Sy kira kehilangan ini tdk hanya oleh orang-orang terdekat terkasih, teman angkatan dan seperjuangan, tapi juga oleh Jogja dan dunia aktivis intelektual. Mas Tomy begitu luas pergaulannya, dari peneliti kesehatan, pertanian, hingga punk pantura. Selalu setiap kali kami membahas karut marut masalah Indonesia, misal hukum, politik atau ekonomi, ia pasti berkomentar begini: "Ngene iki Mas nek mikir negoromu. Ruwet. Ak sampe kudu diet khusus ben gak stroke."
Mas Tomy sjk sy kenal dulu mmg hati-hati dlm pola makan. Badannya tinggi besar. Ia rajin olah raga. Namun mgkn keseriusannya melakukan kajian kritis, atau membimbing mhsw doktoral (lintas ilmu lintas kampus), membuat pikirannya bnr-bnr terkuras. Konsumsinya benar-benar sehat. Ia telah mencoba, namun maut Kuasa Tuhan jua.
*
Dua bulan lalu sy bongkar-bongkar lemari. Sy nemu buku agenda semasa di Jogja. Disitu ada coretan materi SKI. Slh 1 yg plg berkesan adl materi Ki Wuryadi dari Taman Siswa, serta materi Mas Tomy sndiri, Kritik Ideologi. Sy ingin tunjukkan catatan itu ke Mas Tomy di FB atau WA, tapi selalu urung. Dan skrg sy hanya bisa menyesal krn sdh terlambat.

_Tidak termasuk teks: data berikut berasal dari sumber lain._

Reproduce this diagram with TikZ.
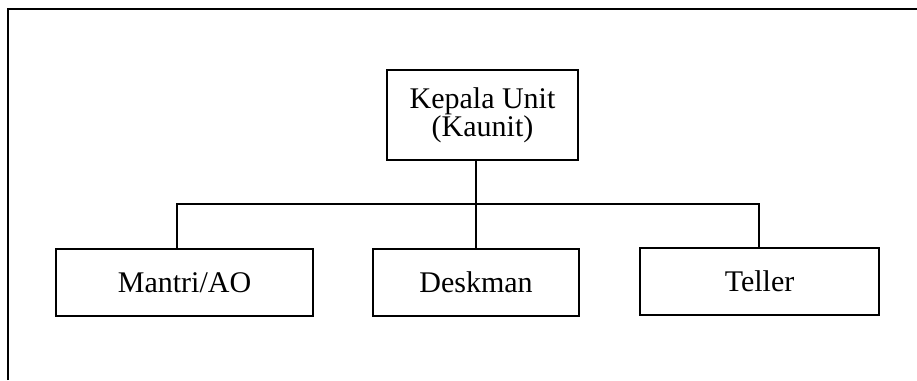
\documentclass[tikz,border=0pt]{standalone}
\usepackage{fontspec}
\setmainfont{Liberation Serif}
\begin{document}
\begin{tikzpicture}[x=1pt,y=-1pt,
  line width=1.8pt,
  orgbox/.style={draw, rectangle, inner sep=0pt, align=center,
    font=\fontsize{30}{26}\selectfont}]
\useasboundingbox (0,0) rectangle (917,380);
% outer frame (open on right and bottom)
\draw[line width=2.2pt] (8,380) -- (8,9) -- (917,9);
\node[orgbox, minimum width=191pt, minimum height=90pt] (kep) at (482.5,115) {Kepala Unit\\(Kaunit)};
\node[orgbox, minimum width=257pt, minimum height=67pt] (mantri) at (184.5,282.5) {Mantri/AO};
\node[orgbox, minimum width=206pt, minimum height=67pt] (desk) at (476,282.5) {Deskman};
\node[orgbox, minimum width=239pt, minimum height=67pt] (teller) at (759.5,281.5) {Teller};
\coordinate (busL) at (177,204);
\coordinate (busR) at (759,204);
\draw (desk.north) -- (desk.north |- kep.south);
\draw (busL |- mantri.north) -- (busL) -- (busR) -- (busR |- teller.north);
\end{tikzpicture}
\end{document}
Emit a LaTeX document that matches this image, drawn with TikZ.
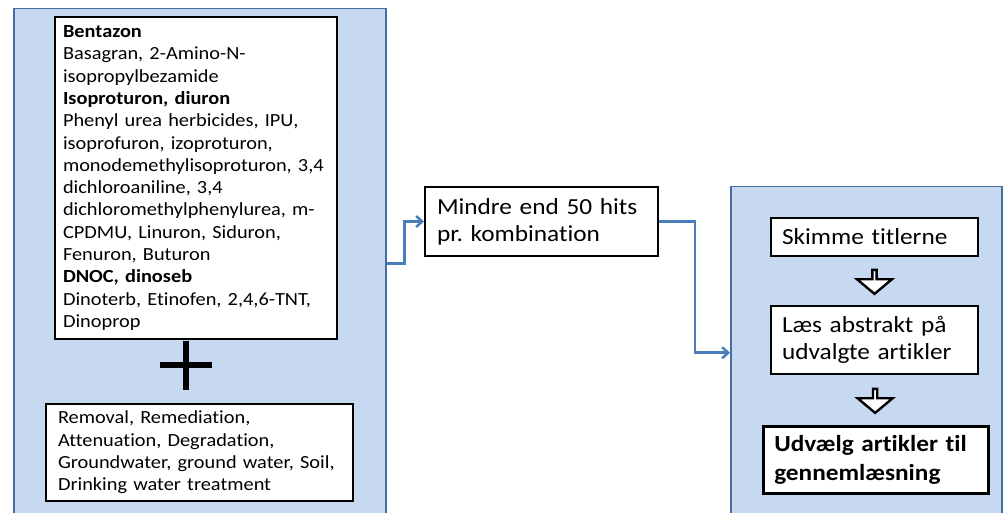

Andaipun Mas Tomy baca, sy tdk yakin bhwa hal itu berarti baginya. Tp sy yakin itu bisa sekedar membuatnya tersenyum. Ini menjadi pengingat bhwa ia sdh melangkah sejauh dan selama ini. Murid dan alumninya sdk tak terhitung banyaknya.
Coretan2 tersebut menjadi bukti bhwa Mas Tomy, Impulse dan Anomie ada utk menyeriusi masalah sosial. Objek bahasannya bisa jadi hal remeh-temeh, tapi pembahasannya selalu serius. Seserius wajah Mas Tomy saat menulis dan diskusi.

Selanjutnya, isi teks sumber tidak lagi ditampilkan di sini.